Leggett & Platt should have little trouble continuing to raise its dividend each year going forward, as it has done for nearly five decades. Based on expected EPS of $2.55, the forward annual dividend payout of $1.60 per share represents an expected payout ratio of 63% for 2019. This is a manageable payout for Leggett & Platt. In other words, the company is projected to distribute less than two-thirds of its EPS this year, which leaves enough cash flow left over to pay down debt and invest in growth. As a result, Leggett & Platt’s dividend appears secure.
Combining valuation changes with 6.0% annual earnings growth and the 4.2% dividend yield results in total expected returns of more than 14% per year over the next five years. This is a high expected rate of return that indicates Leggett & Platt is an undervalued dividend growth stock.
Leggett & Platt has had a difficult year. Rising cost inflation has put pressure on the company’s margins, while the threat of geopolitical conflict and escalating trade tensions threatens its growth in the international markets. However, Leggett & Platt has experienced even worse periods before, such as the Great Recession. Even in very difficult economic climates, Leggett & Platt has generated enough cash flow to continue raising its dividend each year.

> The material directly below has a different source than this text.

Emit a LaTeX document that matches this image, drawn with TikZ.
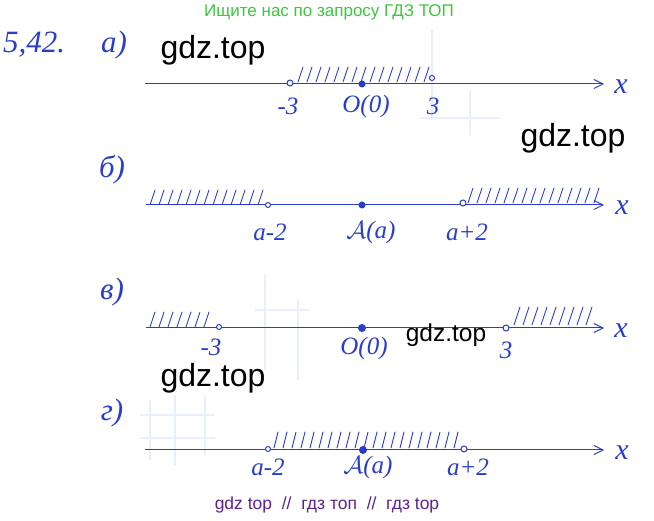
\documentclass[tikz,border=0pt]{standalone}
\usepackage{fontspec}
\setmainfont{Liberation Sans}
\newfontfamily\hwfont{Liberation Serif}
\usetikzlibrary{arrows.meta}
\definecolor{ink}{RGB}{40,62,200}
\definecolor{wmgreen}{RGB}{60,200,60}
\definecolor{wmpurple}{RGB}{95,35,140}
\definecolor{gridblue}{RGB}{232,240,252}
\tikzset{
  axis/.style={draw=ink, line width=1pt, -{Straight Barb[length=9pt,width=9pt,line width=1pt]}},
  hatchline/.style={draw=ink, line width=0.9pt, line cap=round},
  opendot/.style={circle, draw=ink, line width=1pt, fill=white, inner sep=0pt, minimum size=6pt},
  fulldot/.style={circle, fill=ink, inner sep=0pt, minimum size=8pt},
  hw/.style={text=ink, font=\hwfont\itshape\fontsize{25}{25}\selectfont, inner sep=1pt},
  hwx/.style={text=ink, font=\hwfont\itshape\fontsize{30}{30}\selectfont, inner sep=0pt},
  hwbig/.style={text=ink, font=\hwfont\itshape\fontsize{31}{31}\selectfont, inner sep=1pt},
  wm/.style={text=black, font=\fontsize{32}{32}\selectfont, inner sep=0pt},
  gridseg/.style={draw=gridblue, line width=1.2pt}
}
\begin{document}
\begin{tikzpicture}[x=1pt,y=-1pt]
\useasboundingbox (0,0) rectangle (654,521);
\fill[white] (0,0) rectangle (654,521);
% faint paper grid fragments
\draw[gridseg] (432,30) -- (432,120);
\draw[gridseg] (470,90) -- (470,135);
\draw[gridseg] (420,118) -- (500,118);
\draw[gridseg] (265,275) -- (265,370);
\draw[gridseg] (298,300) -- (298,380);
\draw[gridseg] (255,310) -- (310,310);
\draw[gridseg] (150,400) -- (150,460);
\draw[gridseg] (175,395) -- (175,465);
\draw[gridseg] (205,395) -- (205,455);
\draw[gridseg] (140,415) -- (215,415);
\draw[gridseg] (140,438) -- (215,438);
% header
\node[text=wmgreen, font=\fontsize{17}{17}\selectfont] (head) at (329,12) {Ищите нас по запросу ГДЗ ТОП};
\node[hwbig, anchor=west] (num) at (2,45) {5,42.};
% ---------------- a)
\node[hwbig] (la) at (114,45) {а)};
\coordinate (a0) at (145,84);
\coordinate (a1) at (604,84);
\foreach \x in {298,307,...,430} \draw[hatchline] (\x,82) -- ++(5,-15);
\draw[axis] (a0) -- (a1);
\node[hwx] (ax) at (621,87) {x};
\node[opendot] (am3) at (290,83) {};
\node[fulldot, minimum size=7pt] (a00) at (362,84) {};
\node[opendot, minimum size=5pt] (ap3) at (432,78) {};
\node[hw] (tm3) at (288,106) {-3};
\node[hw] (t00) at (366,106) {O(0)};
\node[hw] (tp3) at (433,106) {3};
\node[wm] (w1) at (213,50) {gdz.top};
% ---------------- b)
\node[hwbig] (lb) at (112,170) {б)};
\coordinate (b0) at (146,205);
\coordinate (b1) at (604,205);
\foreach \x in {150,159,...,258} \draw[hatchline] (\x,205) -- ++(5,-15);
\foreach \x in {468,477,...,597} \draw[hatchline] (\x,203) -- ++(5,-15);
\draw[axis] (b0) -- (b1);
\node[hwx] (bx) at (622,208) {x};
\node[opendot, minimum size=5pt] (bm2) at (268,205) {};
\node[fulldot, minimum size=7pt] (ba) at (362,205) {};
\node[opendot, minimum size=6pt] (bp2) at (463,203) {};
\node[hw] (tbm2) at (270,232) {a-2};
\node[hw] (tba) at (371,232) {$\mathcal{A}$(a)};
\node[hw] (tbp2) at (467,232) {a+2};
\node[wm] (w2) at (573,138) {gdz.top};
% ---------------- v)
\node[hwbig] (lv) at (112,292) {в)};
\coordinate (v0) at (146,328);
\coordinate (v1) at (604,328);
\foreach \x in {150,159,...,210} \draw[hatchline] (\x,327) -- ++(5,-15);
\foreach \x in {514,523,...,586} \draw[hatchline] (\x,325) -- ++(6,-18);
\draw[axis] (v0) -- (v1);
\node[hwx] (vx) at (621,331) {x};
\node[opendot, minimum size=5pt] (vm3) at (219,327) {};
\node[fulldot, minimum size=8pt] (v00) at (362,328) {};
\node[opendot, minimum size=6pt] (vp3) at (506,328) {};
\node[hw] (tvm3) at (211,347) {-3};
\node[hw] (tv00) at (364,348) {O(0)};
\node[hw] (tvp3) at (506,350) {3};
\node[wm, font=\fontsize{24.5}{25}\selectfont] (w3) at (446,335) {gdz.top};
\node[wm] (w4) at (213,378) {gdz.top};
% ---------------- g)
\node[hwbig] (lg) at (112,413) {г)};
\coordinate (g0) at (145,450);
\coordinate (g1) at (604,450);
\foreach \x in {274,283,...,458} \draw[hatchline] (\x,448) -- ++(4,-16);
\draw[axis] (g0) -- (g1);
\node[hwx] (gx) at (622,453) {x};
\node[opendot, minimum size=5pt] (gm2) at (268,449) {};
\node[fulldot, minimum size=8pt] (ga) at (363,450) {};
\node[opendot, minimum size=6pt] (gp2) at (464,449) {};
\node[hw] (tgm2) at (268,467) {a-2};
\node[hw] (tga) at (368,467) {$\mathcal{A}$(a)};
\node[hw] (tgp2) at (468,467) {a+2};
% footer
\node[text=wmpurple, font=\fontsize{17.5}{18}\selectfont] (foot) at (327,505) {gdz top \ // \ гдз топ \ // \ гдз top};
\end{tikzpicture}
\end{document}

Leggett & Platt is a beaten-down Dividend Aristocrat, but the company has a positive long-term growth outlook. Acquisitions, international growth, and share repurchases should allow Leggett & Platt to reach its revenue growth targets in the years ahead. In the meantime, an attractive valuation and compelling 4.2% dividend yield make Leggett & Platt a top dividend stock to buy today.